◆ **PROBLEM REQUIREMENTS**: Copy exactly the lines from the start of the material through the line with "5.6e-6, 7.9e-6, 6.8e-6];". Pictures stay out of the copy.

[Entries with chart source code]
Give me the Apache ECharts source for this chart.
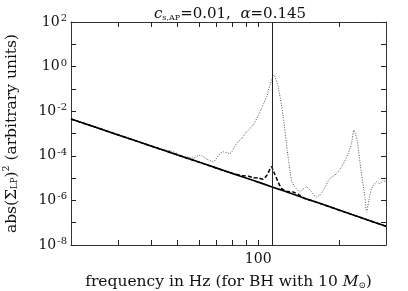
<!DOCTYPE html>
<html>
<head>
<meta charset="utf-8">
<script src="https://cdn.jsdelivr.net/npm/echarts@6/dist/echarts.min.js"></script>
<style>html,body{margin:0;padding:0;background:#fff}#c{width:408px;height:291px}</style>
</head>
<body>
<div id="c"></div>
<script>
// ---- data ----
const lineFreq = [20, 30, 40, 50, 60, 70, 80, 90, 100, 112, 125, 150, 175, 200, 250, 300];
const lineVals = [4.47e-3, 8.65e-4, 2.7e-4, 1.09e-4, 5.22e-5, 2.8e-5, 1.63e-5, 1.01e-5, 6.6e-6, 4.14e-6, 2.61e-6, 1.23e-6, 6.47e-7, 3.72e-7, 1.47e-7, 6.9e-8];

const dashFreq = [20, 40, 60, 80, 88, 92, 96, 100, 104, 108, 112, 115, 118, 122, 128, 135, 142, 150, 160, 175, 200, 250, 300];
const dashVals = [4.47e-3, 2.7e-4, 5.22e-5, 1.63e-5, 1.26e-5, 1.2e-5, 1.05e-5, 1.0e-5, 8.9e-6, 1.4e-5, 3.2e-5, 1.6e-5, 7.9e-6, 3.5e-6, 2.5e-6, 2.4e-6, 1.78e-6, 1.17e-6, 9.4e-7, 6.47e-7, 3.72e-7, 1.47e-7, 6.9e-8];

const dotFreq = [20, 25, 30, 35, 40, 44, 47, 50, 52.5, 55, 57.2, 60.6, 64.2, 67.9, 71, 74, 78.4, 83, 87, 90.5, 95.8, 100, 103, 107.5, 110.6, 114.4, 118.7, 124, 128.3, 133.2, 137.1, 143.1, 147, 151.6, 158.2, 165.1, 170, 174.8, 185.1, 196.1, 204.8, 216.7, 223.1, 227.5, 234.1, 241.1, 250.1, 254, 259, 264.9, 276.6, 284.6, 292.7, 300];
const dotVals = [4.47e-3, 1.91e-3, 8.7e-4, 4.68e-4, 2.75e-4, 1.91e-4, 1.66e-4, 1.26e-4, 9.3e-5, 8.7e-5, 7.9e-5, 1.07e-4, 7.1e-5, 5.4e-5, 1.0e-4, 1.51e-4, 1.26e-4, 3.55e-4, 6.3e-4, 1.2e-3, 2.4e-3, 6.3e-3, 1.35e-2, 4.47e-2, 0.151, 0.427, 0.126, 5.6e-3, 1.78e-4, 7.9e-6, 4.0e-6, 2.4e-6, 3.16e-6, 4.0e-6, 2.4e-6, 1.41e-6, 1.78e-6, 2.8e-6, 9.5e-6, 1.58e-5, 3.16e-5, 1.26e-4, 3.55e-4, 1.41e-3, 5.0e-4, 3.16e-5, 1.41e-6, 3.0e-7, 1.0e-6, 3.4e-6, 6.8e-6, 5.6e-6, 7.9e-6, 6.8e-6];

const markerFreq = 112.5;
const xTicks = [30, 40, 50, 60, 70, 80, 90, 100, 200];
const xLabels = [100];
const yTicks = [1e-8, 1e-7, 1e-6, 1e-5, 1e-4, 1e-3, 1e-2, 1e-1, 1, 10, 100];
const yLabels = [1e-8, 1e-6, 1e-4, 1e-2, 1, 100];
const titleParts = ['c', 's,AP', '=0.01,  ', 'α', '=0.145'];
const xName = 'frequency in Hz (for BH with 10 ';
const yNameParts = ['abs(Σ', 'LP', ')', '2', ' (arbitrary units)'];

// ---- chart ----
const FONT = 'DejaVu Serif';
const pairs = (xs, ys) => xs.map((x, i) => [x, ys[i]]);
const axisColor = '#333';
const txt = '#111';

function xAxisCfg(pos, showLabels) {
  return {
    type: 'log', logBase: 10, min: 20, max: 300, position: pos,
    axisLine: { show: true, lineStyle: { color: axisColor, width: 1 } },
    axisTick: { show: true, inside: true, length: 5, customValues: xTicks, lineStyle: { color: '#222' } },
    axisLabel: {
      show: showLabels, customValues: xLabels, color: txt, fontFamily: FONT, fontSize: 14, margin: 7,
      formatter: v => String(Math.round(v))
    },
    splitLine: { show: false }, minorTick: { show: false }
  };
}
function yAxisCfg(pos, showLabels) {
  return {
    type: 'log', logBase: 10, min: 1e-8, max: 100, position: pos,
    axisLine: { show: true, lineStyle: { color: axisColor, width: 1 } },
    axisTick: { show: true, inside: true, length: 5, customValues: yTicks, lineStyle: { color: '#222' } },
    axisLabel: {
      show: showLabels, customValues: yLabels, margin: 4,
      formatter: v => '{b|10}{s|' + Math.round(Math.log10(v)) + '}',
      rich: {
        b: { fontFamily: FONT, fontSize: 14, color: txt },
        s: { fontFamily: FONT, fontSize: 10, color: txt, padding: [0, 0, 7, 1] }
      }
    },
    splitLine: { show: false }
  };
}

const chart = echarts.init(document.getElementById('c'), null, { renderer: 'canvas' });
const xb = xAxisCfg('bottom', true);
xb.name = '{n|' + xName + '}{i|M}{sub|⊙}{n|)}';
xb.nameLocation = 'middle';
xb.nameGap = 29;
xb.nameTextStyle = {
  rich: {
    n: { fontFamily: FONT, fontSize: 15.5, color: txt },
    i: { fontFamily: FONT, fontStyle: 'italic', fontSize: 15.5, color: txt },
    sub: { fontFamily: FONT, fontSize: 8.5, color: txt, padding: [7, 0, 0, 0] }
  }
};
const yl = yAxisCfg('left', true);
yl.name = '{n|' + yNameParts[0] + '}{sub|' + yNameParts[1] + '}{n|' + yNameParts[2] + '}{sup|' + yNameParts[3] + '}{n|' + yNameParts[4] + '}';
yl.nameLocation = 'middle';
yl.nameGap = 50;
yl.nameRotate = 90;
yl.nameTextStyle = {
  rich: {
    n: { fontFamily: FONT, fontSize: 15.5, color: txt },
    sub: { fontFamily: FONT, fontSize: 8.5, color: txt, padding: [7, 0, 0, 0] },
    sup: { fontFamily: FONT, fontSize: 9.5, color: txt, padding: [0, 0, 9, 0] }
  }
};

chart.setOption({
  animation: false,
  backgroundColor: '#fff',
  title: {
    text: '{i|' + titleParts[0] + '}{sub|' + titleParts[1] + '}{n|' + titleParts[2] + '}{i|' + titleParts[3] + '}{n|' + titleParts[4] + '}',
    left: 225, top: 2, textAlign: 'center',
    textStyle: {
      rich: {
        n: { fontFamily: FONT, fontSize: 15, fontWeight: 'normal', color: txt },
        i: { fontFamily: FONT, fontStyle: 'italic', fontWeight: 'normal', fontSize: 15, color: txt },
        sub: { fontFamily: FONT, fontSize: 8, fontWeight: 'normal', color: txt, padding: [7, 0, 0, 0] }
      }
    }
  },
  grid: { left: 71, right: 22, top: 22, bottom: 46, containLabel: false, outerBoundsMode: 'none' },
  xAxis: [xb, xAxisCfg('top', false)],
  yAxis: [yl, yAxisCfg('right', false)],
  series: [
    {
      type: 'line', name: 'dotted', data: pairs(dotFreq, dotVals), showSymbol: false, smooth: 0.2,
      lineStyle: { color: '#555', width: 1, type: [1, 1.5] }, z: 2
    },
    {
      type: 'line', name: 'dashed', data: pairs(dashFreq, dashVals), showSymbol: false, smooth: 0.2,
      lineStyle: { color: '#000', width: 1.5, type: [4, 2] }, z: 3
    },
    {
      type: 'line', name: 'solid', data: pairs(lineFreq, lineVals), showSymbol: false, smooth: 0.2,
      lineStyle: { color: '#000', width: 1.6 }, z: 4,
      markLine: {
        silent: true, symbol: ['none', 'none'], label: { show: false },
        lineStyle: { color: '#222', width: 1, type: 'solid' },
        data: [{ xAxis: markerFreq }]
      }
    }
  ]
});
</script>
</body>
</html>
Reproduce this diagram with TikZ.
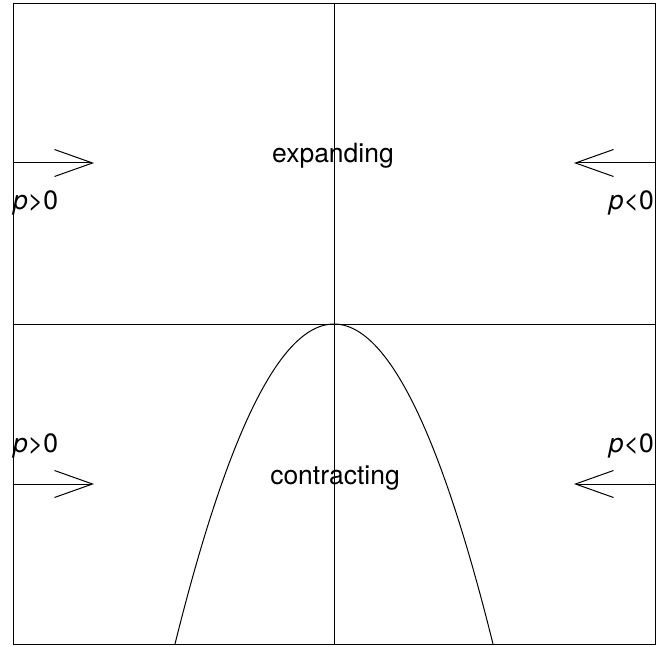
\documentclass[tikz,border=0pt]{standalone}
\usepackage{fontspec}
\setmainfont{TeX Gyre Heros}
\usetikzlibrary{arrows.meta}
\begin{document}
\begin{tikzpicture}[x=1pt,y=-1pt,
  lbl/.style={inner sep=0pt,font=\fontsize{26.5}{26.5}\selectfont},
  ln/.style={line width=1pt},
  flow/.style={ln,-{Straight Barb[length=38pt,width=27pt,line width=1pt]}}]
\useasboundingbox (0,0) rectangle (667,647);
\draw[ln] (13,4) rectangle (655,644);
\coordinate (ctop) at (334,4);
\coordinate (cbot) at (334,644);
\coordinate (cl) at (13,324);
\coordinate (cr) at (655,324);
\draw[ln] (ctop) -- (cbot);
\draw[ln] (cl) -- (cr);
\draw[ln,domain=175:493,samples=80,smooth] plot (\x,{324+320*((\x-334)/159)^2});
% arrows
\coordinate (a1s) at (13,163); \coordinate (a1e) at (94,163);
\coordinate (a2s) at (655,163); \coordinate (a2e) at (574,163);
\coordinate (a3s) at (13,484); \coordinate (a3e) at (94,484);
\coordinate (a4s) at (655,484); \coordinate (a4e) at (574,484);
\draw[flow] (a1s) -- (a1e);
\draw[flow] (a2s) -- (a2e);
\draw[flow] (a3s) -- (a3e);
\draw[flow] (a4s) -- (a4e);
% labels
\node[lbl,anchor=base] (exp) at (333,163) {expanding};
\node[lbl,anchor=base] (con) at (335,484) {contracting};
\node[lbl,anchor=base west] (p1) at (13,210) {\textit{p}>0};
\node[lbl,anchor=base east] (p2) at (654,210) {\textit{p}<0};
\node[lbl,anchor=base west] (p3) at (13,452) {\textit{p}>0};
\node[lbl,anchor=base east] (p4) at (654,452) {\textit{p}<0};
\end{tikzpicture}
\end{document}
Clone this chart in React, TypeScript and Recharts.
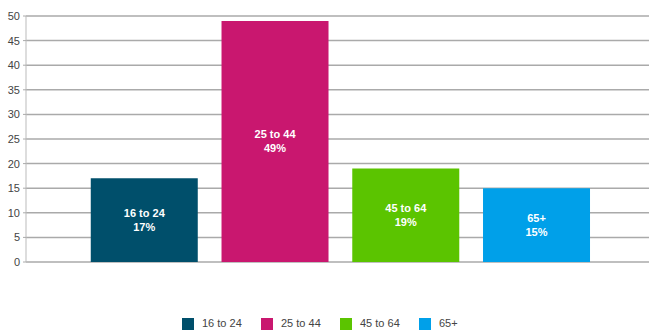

◆ **TASK RESPONSE**:
Give me the Apache ECharts source for this chart.
<!DOCTYPE html>
<html>
<head>
<meta charset="utf-8">
<script src="https://cdn.jsdelivr.net/npm/echarts@6/dist/echarts.min.js"></script>
<style>html,body{margin:0;padding:0;background:#fff}#c{width:408px;height:291px}</style>
</head>
<body>
<div id="c"></div>
<script>
// ---- data ----
const lineFreq = [20, 30, 40, 50, 60, 70, 80, 90, 100, 112, 125, 150, 175, 200, 250, 300];
const lineVals = [4.47e-3, 8.65e-4, 2.7e-4, 1.09e-4, 5.22e-5, 2.8e-5, 1.63e-5, 1.01e-5, 6.6e-6, 4.14e-6, 2.61e-6, 1.23e-6, 6.47e-7, 3.72e-7, 1.47e-7, 6.9e-8];

const dashFreq = [20, 40, 60, 80, 88, 92, 96, 100, 104, 108, 112, 115, 118, 122, 128, 135, 142, 150, 160, 175, 200, 250, 300];
const dashVals = [4.47e-3, 2.7e-4, 5.22e-5, 1.63e-5, 1.26e-5, 1.2e-5, 1.05e-5, 1.0e-5, 8.9e-6, 1.4e-5, 3.2e-5, 1.6e-5, 7.9e-6, 3.5e-6, 2.5e-6, 2.4e-6, 1.78e-6, 1.17e-6, 9.4e-7, 6.47e-7, 3.72e-7, 1.47e-7, 6.9e-8];

const dotFreq = [20, 25, 30, 35, 40, 44, 47, 50, 52.5, 55, 57.2, 60.6, 64.2, 67.9, 71, 74, 78.4, 83, 87, 90.5, 95.8, 100, 103, 107.5, 110.6, 114.4, 118.7, 124, 128.3, 133.2, 137.1, 143.1, 147, 151.6, 158.2, 165.1, 170, 174.8, 185.1, 196.1, 204.8, 216.7, 223.1, 227.5, 234.1, 241.1, 250.1, 254, 259, 264.9, 276.6, 284.6, 292.7, 300];
const dotVals = [4.47e-3, 1.91e-3, 8.7e-4, 4.68e-4, 2.75e-4, 1.91e-4, 1.66e-4, 1.26e-4, 9.3e-5, 8.7e-5, 7.9e-5, 1.07e-4, 7.1e-5, 5.4e-5, 1.0e-4, 1.51e-4, 1.26e-4, 3.55e-4, 6.3e-4, 1.2e-3, 2.4e-3, 6.3e-3, 1.35e-2, 4.47e-2, 0.151, 0.427, 0.126, 5.6e-3, 1.78e-4, 7.9e-6, 4.0e-6, 2.4e-6, 3.16e-6, 4.0e-6, 2.4e-6, 1.41e-6, 1.78e-6, 2.8e-6, 9.5e-6, 1.58e-5, 3.16e-5, 1.26e-4, 3.55e-4, 1.41e-3, 5.0e-4, 3.16e-5, 1.41e-6, 3.0e-7, 1.0e-6, 3.4e-6, 6.8e-6, 5.6e-6, 7.9e-6, 6.8e-6];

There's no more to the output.